We asked some of our experts, to come up with some indispensable compression tips. Never be scared of your compressor again…
The sidechain, or key, is the signal within a compressor which is used to control the output level. It is when this signal exceeds the threshold that compression is applied to the main signal running through the unit.
A lot of hardware compressors (and some of the better plug-ins) have external sidechain – or key – inputs so you can use the characteristics of one sound source to compress another. In this way you can,for example, use a kick drum track to make a synth pad pump in time with the music.
Used mainly on vocals, this is a technique for reducing the level of sibilant sounds (‘s’ or ‘sh’, etc) which are more important than the other sounds associated with speech. The problem areas of these sibilant sounds tend to be above 7-8kHz,so reducing a microphone’s volume when these frequencies are encountered is the order of the day.
Take an auxiliary send from the vocal channel, feed it through an equalizer and then into your compressor’s sidechain input. Insert the compressor into the vocal channel. Then use the equalizer on the sidechain to boost the sibilant frequencies. You’ll need to be able to monitor the sidechain in some way, as, as with all things, using the old shell-likes is the only way to go.
Listen to the main vocal channel to determine the best settings for the threshold and ratio, but use a fast attack and release time to make the effect as transparent as possible.
Over-driven and distorted guitar sounds rarely need sound compression as the process of overdriving them introduces a fair amount of compression anyway. Clean and acoustic guitars are a different matter. For that classic, funky, clean sound, use a fairly low threshold, a ratio of at least 3:1, fast attack and quite a slow release.
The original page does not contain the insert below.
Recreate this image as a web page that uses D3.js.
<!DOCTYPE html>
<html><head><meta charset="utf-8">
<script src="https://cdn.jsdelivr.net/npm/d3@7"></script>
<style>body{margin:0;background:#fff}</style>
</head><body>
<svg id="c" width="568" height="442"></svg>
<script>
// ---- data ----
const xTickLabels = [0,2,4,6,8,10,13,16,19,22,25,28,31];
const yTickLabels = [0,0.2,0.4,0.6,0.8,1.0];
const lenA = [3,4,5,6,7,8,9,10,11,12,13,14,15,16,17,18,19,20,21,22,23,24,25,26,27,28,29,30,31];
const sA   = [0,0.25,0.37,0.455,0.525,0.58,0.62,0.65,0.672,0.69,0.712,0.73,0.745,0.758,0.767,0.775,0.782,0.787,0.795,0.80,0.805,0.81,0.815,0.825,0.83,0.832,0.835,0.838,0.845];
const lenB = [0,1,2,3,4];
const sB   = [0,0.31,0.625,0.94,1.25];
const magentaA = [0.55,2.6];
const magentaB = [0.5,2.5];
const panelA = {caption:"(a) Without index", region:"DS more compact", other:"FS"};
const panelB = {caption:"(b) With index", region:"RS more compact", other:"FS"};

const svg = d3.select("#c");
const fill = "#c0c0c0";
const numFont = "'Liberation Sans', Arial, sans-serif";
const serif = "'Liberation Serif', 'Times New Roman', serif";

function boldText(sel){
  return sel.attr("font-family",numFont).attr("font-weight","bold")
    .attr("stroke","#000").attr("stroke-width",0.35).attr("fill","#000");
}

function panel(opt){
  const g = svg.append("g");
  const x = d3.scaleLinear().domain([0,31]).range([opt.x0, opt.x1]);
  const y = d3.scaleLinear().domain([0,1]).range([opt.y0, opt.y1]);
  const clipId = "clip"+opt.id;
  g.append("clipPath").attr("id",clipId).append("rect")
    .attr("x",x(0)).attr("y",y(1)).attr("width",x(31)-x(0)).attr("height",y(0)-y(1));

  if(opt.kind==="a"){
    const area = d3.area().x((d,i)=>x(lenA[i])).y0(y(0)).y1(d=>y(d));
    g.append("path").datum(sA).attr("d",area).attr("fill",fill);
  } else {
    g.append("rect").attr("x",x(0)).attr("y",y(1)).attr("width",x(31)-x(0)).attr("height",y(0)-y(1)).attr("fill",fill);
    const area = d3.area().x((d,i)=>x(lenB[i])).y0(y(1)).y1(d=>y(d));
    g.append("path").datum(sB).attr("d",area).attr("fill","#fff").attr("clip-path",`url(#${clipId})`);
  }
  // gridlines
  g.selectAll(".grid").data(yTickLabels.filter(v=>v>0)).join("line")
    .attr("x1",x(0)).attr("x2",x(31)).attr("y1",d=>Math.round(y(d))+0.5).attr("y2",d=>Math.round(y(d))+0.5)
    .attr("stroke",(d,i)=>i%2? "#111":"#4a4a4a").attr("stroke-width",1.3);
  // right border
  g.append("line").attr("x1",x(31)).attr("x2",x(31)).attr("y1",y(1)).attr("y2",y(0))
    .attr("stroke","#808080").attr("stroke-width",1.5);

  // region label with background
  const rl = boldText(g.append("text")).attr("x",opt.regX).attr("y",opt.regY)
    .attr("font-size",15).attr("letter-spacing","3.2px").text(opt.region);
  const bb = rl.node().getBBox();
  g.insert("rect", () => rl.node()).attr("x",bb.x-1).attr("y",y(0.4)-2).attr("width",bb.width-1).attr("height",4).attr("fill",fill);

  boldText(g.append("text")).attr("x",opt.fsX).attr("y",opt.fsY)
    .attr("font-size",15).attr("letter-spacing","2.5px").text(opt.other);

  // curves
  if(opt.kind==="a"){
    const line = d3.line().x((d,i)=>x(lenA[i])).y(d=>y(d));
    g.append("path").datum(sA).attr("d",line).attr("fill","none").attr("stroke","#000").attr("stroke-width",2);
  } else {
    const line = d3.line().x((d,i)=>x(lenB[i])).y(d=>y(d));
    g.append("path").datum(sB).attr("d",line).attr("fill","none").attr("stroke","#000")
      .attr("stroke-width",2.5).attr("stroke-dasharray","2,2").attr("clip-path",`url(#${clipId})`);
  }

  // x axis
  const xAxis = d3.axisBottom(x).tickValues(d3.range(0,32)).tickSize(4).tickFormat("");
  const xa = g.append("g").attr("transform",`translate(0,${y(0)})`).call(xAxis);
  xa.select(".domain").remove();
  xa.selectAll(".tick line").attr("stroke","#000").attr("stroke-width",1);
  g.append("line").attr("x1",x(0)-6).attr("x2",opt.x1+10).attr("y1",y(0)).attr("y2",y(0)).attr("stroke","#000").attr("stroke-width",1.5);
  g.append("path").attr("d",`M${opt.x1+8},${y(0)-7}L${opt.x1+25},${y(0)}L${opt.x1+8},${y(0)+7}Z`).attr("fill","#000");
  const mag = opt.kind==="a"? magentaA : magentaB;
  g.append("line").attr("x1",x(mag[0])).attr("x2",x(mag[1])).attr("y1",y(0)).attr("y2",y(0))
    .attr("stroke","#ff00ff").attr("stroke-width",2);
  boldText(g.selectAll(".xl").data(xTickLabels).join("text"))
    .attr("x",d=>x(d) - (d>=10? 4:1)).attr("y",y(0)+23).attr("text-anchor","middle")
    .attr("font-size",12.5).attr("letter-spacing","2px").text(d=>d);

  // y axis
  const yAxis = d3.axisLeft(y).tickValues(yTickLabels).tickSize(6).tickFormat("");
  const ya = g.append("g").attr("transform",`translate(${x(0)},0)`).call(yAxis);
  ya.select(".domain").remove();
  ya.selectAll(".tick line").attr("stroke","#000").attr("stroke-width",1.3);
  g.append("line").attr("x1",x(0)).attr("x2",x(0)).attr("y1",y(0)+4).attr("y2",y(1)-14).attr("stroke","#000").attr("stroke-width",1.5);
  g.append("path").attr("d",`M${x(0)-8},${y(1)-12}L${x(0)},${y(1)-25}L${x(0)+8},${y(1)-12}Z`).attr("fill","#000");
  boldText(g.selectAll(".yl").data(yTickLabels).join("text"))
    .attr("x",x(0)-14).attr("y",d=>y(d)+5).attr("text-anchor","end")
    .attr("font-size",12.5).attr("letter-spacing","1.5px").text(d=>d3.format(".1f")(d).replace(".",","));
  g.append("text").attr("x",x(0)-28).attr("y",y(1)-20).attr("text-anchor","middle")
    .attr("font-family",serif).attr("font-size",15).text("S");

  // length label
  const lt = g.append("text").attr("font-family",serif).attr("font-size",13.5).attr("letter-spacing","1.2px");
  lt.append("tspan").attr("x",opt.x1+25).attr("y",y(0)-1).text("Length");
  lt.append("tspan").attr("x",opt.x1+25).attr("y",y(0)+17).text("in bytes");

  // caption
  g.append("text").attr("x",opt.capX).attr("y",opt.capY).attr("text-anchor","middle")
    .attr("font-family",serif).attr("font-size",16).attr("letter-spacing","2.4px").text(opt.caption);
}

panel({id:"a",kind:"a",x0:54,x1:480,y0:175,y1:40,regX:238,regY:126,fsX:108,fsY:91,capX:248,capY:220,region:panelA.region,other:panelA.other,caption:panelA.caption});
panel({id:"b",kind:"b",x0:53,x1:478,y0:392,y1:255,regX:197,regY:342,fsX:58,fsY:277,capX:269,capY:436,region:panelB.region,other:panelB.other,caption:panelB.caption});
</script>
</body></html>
Add a touch of chorus or flagging to add the extra icing on the cake. Strummed parts, electric or acoustic, are better with a higher threshold, the aim being to reduce the volume of the transient parts of the sound (the strums themselves) while keeping a steady overall level. As ever, use your ears!
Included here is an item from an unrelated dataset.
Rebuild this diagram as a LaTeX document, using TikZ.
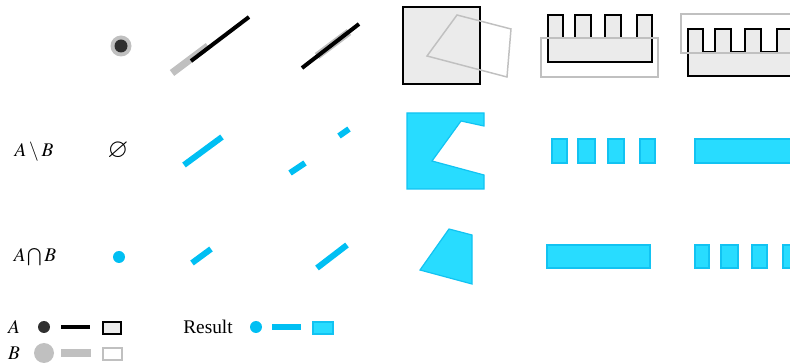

One of the best uses for a compressor is on bass sounds – get a solid, steady foundation to your track, and the rest will stand up beautifully. Probably. Optimum settings vary here, as much depends on the type of bass sound – synth, electric, acoustic, etc – but as a general rule, use fast attack and medium release times, a medium threshold and a ratio of between 3:1 and 5:1
Have an idea
I realized all those dials and buttons are just calling you over to start fiddling as soon as you plug the compressor in, but have some sort of purpose first. Are you trying to make the sound more punchy, more smooth or just keep it under control? Listen and think before you leap.
On the attack
I try to have the attack up (ie, not at its quickest setting) a little on most things if possible; guitars, for example, really benefit from extra ‘front’. Many recommended compressor settings for parts such as vocals suggest the quickest attack time, but try it up and see what you think. You can add a little attack on the most unlikely things to help them stand out more.
Having a stereo compressor over the whole mix is generally a good thing, but monitoring through it when mixing is hard work. While it can be useful to know what the final compression will do to the mix, you’ll probably just be fighting it the whole time. Leave it on bypass until the mix is almost finished.
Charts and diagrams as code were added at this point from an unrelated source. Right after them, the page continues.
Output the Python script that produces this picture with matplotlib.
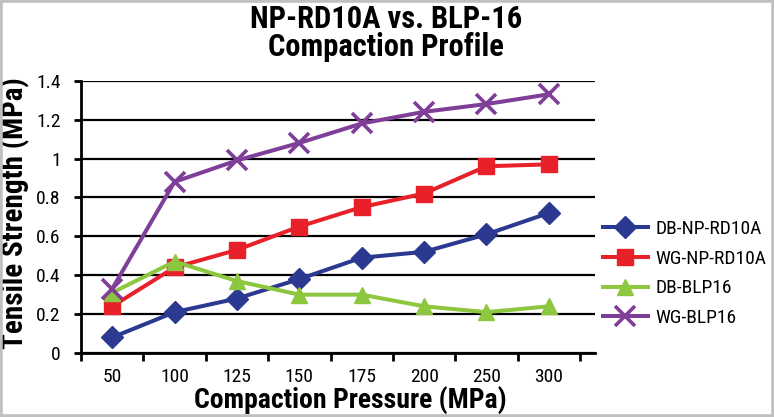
import matplotlib
matplotlib.use("Agg")
import matplotlib.pyplot as plt
from matplotlib.patches import Rectangle

plt.rcParams['font.family'] = ['Roboto Condensed', 'DejaVu Sans']

categories = ["50", "100", "125", "150", "175", "200", "250", "300"]
db_np = [0.08, 0.21, 0.28, 0.38, 0.49, 0.52, 0.61, 0.72]
wg_np = [0.24, 0.44, 0.53, 0.65, 0.75, 0.82, 0.96, 0.97]
db_blp = [0.31, 0.47, 0.37, 0.30, 0.30, 0.24, 0.21, 0.24]
wg_blp = [0.33, 0.88, 0.99, 1.08, 1.18, 1.24, 1.28, 1.33]
yticks = [0, 0.2, 0.4, 0.6, 0.8, 1.0, 1.2, 1.4]
ytick_labels = ["0", "0.2", "0.4", "0.6", "0.8", "1", "1.2", "1.4"]

W, H = 774, 417
fig = plt.figure(figsize=(W / 100, H / 100), dpi=100)
fig.patch.set_facecolor("white")

x0, x1 = 81, 595
y0, y1 = 353, 80.7
ax = fig.add_axes([x0 / W, 1 - y0 / H, (x1 - x0) / W, (y0 - y1) / H])
ax.set_facecolor("none")

x = list(range(len(categories)))
lw = 2.9
ax.plot(x, db_np, color="#2b3990", lw=lw, marker="D", ms=11.5, label="DB-NP-RD10A", zorder=5)
ax.plot(x, wg_np, color="#e8202a", lw=lw, marker="s", ms=12, label="WG-NP-RD10A", zorder=5)
ax.plot(x, db_blp, color="#8dc63f", lw=lw, marker="^", ms=12, label="DB-BLP16", zorder=5)
ax.plot(x, wg_blp, color="#7f3f98", lw=lw, marker="x", ms=15, mew=2.6, label="WG-BLP16", zorder=5)

step = (580 - 80) / 8.0
right_extra = (595 - 580) / step
ax.set_xlim(-0.5, 7.5 + right_extra)
ax.set_ylim(0, 1.4)

ax.set_xticks([i - 0.5 for i in range(len(categories) + 1)])
ax.set_xticklabels([])
ax.set_xticks(x, minor=True)
ax.set_xticklabels(categories, minor=True, fontsize=14)
ax.tick_params(axis="x", which="minor", length=0, pad=11)
ax.tick_params(axis="x", which="major", length=6, width=2, direction="out", color="black")

ax.set_yticks(yticks)
ax.set_yticklabels(ytick_labels, fontsize=14)
ax.tick_params(axis="y", length=5, width=2, direction="out", pad=9.5)

ax.grid(axis="y", color="black", lw=1.6, zorder=0)
ax.set_axisbelow(True)
for s in ["top", "right"]:
    ax.spines[s].set_visible(False)
for s in ["left", "bottom"]:
    ax.spines[s].set_linewidth(2)
    ax.spines[s].set_color("black")

fig.text(386 / W, 1 - 19 / H, "NP-RD10A vs. BLP-16", ha="center", va="center",
         fontsize=22, fontweight="bold")
fig.text(386 / W, 1 - 47 / H, "Compaction Profile", ha="center", va="center",
         fontsize=22, fontweight="bold")
fig.text(350 / W, 1 - 400 / H, "Compaction Pressure (MPa)", ha="center", va="center",
         fontsize=20, fontweight="bold")
fig.text(15 / W, 1 - 213 / H, "Tensile Strength (MPa)", ha="center", va="center",
         rotation=90, fontsize=21, fontweight="bold")

leg = fig.legend(loc="upper left", bbox_to_anchor=(603 / W, 1 - 220 / H), frameon=False,
                 fontsize=14, handlelength=2.3, labelspacing=0.6, handletextpad=0.4,
                 borderaxespad=0, borderpad=0)

fig.add_artist(Rectangle((0, 0), 1, 1, transform=fig.transFigure, fill=False,
                         edgecolor="#c0c0c0", lw=4, zorder=10))

fig.savefig("out.png", dpi=100)
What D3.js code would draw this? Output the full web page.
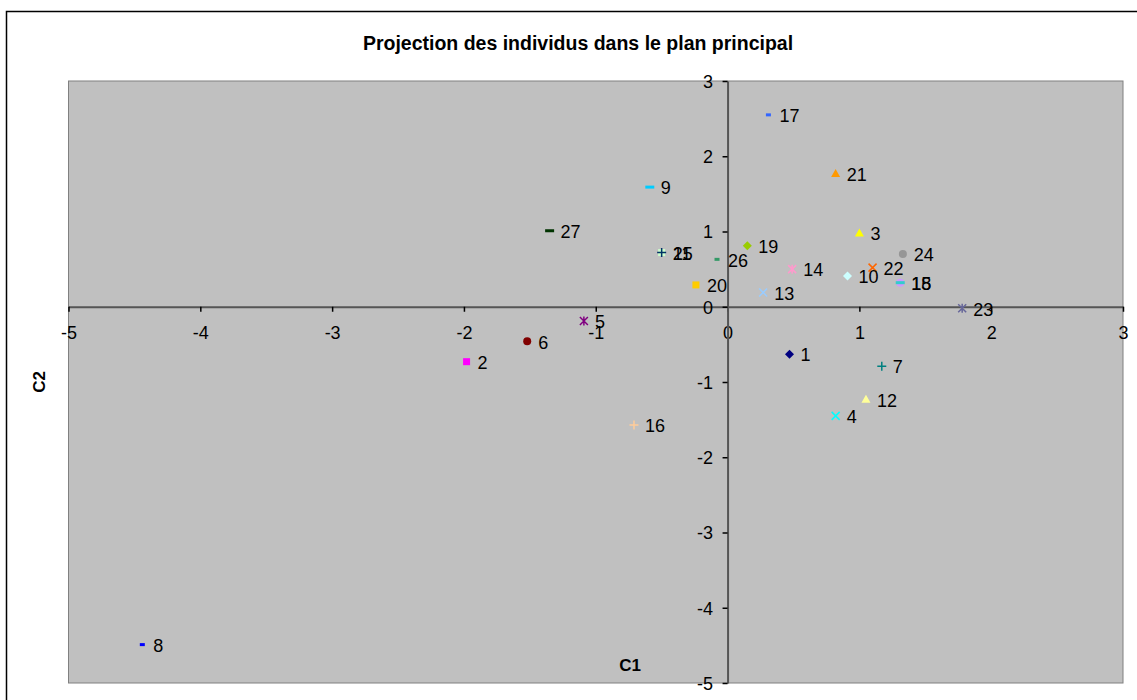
<!DOCTYPE html>
<html><head><meta charset="utf-8">
<script src="https://cdn.jsdelivr.net/npm/d3@7"></script>
<style>
html,body{margin:0;padding:0;background:#fff;}
text{font-family:"Liberation Sans",Arial,sans-serif;}
</style></head>
<body><svg id="c" width="1137" height="700"></svg>
<script>
const ids = [1,2,3,4,5,6,7,8,9,10,11,12,13,14,15,16,17,18,19,20,21,22,23,24,25,26,27];
const c1 = [0.47,-1.98,1.00,0.82,-1.09,-1.52,1.17,-4.44,-0.59,0.91,-0.50,1.05,0.27,0.49,1.31,-0.71,0.31,1.31,0.15,-0.24,0.82,1.10,1.78,1.33,-0.50,-0.08,-1.35];
const c2 = [-0.63,-0.73,0.98,-1.45,-0.19,-0.46,-0.79,-4.49,1.59,0.41,0.72,-1.23,0.19,0.50,0.32,-1.57,2.55,0.32,0.81,0.29,1.77,0.52,-0.02,0.70,0.72,0.63,1.01];
const xTicks = [-5,-4,-3,-2,-1,0,1,2,3];
const yTicks = [-5,-4,-3,-2,-1,0,1,2,3];
const colors = ["#000080","#FF00FF","#FFFF00","#00FFFF","#800080","#800000","#008080","#0000FF","#00CCFF",
  "#CCFFFF","#CCFFCC","#FFFF99","#99CCFF","#FF99CC","#CC99FF","#FFCC99","#3366FF","#33CCCC",
  "#99CC00","#FFCC00","#FF9900","#FF6600","#666699","#969696","#003366","#339966","#003300"];
const shapes = ["diamond","square","triangle","x","star","circle","plus","sdash","ldash"];

const svg = d3.select("#c");
const L=68.5, T=81, R=1123, B=683;
const x = d3.scaleLinear().domain([-5,3]).range([L,R]);
const y = d3.scaleLinear().domain([-5,3]).range([B,T]);

svg.append("rect").attr("x",6.5).attr("y",11.5).attr("width",1140).attr("height",700)
  .attr("fill","#fff").attr("stroke","#000").attr("stroke-width",1.5);
svg.append("rect").attr("x",L).attr("y",T).attr("width",R-L).attr("height",B-T)
  .attr("fill","#C0C0C0").attr("stroke","#808080").attr("stroke-width",1);

svg.append("text").attr("x",578).attr("y",50).attr("text-anchor","middle")
  .attr("font-size",19.5).attr("font-weight","bold").text("Projection des individus dans le plan principal");

const fmt = d => String(d);
const xa = svg.append("g").attr("transform",`translate(0,${y(0)})`)
  .call(d3.axisBottom(x).tickValues(xTicks).tickSize(5).tickSizeOuter(0).tickPadding(14).tickFormat(fmt));
const ya = svg.append("g").attr("transform",`translate(${x(0)},0)`)
  .call(d3.axisLeft(y).tickValues(yTicks).tickSize(5).tickSizeOuter(0).tickPadding(9.5).tickFormat(fmt));
[xa,ya].forEach(g=>{
  g.select(".domain").attr("stroke","#555").attr("stroke-width",2);
  g.selectAll(".tick line").attr("stroke","#000").attr("stroke-width",1.5);
  g.selectAll(".tick text").attr("font-size",18).attr("fill","#000").style("font-family","Liberation Sans, Arial, sans-serif");
});
ya.selectAll(".tick text").attr("dy","0.35em");

svg.append("text").attr("transform","translate(45,382) rotate(-90)").attr("text-anchor","middle")
  .attr("font-size",17).attr("font-weight","bold").text("C2");
svg.append("text").attr("x",630).attr("y",671).attr("text-anchor","middle")
  .attr("font-size",17).attr("font-weight","bold").text("C1");

function marker(g, shape, col){
  if(shape==="diamond") g.append("path").attr("d","M0,-4.5L4.5,0L0,4.5L-4.5,0Z").attr("fill",col);
  else if(shape==="square") g.append("rect").attr("x",-3.5).attr("y",-3.5).attr("width",7).attr("height",7).attr("fill",col);
  else if(shape==="triangle") g.append("path").attr("d","M0,-4.5L4.5,3.5L-4.5,3.5Z").attr("fill",col);
  else if(shape==="x") g.append("path").attr("d","M-4,-4L4,4M-4,4L4,-4").attr("stroke",col).attr("stroke-width",1.5).attr("fill","none");
  else if(shape==="star") g.append("path").attr("d","M-4,-4L4,4M-4,4L4,-4M0,-4.5L0,4.5").attr("stroke",col).attr("stroke-width",1.5).attr("fill","none");
  else if(shape==="circle") g.append("circle").attr("r",4).attr("fill",col);
  else if(shape==="plus") g.append("path").attr("d","M-4.5,0L4.5,0M0,-4.5L0,4.5").attr("stroke",col).attr("stroke-width",1.5).attr("fill","none");
  else if(shape==="sdash") g.append("rect").attr("x",-2.5).attr("y",-1.5).attr("width",5).attr("height",3).attr("fill",col);
  else if(shape==="ldash") g.append("rect").attr("x",-4.5).attr("y",-1.5).attr("width",9).attr("height",3).attr("fill",col);
}

const pts = svg.append("g");
ids.forEach((id,i)=>{
  const g = pts.append("g").attr("transform",`translate(${x(c1[i])},${y(c2[i])})`);
  marker(g, shapes[i%9], colors[i]);
});
ids.forEach((id,i)=>{
  pts.append("text").attr("x",x(c1[i])+11).attr("y",y(c2[i])+1).attr("dy","0.35em")
    .attr("font-size",18).attr("fill","#000").text(id);
});
</script></body></html>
There’s lots of fun to be had compressing effect returns if you have the free mixer channels to set it up. If your delay doesn’t quite fade away as you’d like, then compressing the return may give you the control you’re after.
Pre- or post-EQ
The difference between having the compressor before the EQ section or after it can be drastic. When learning about audio compression, try both options and hear the way the compressor affects your EQing, and vice versa.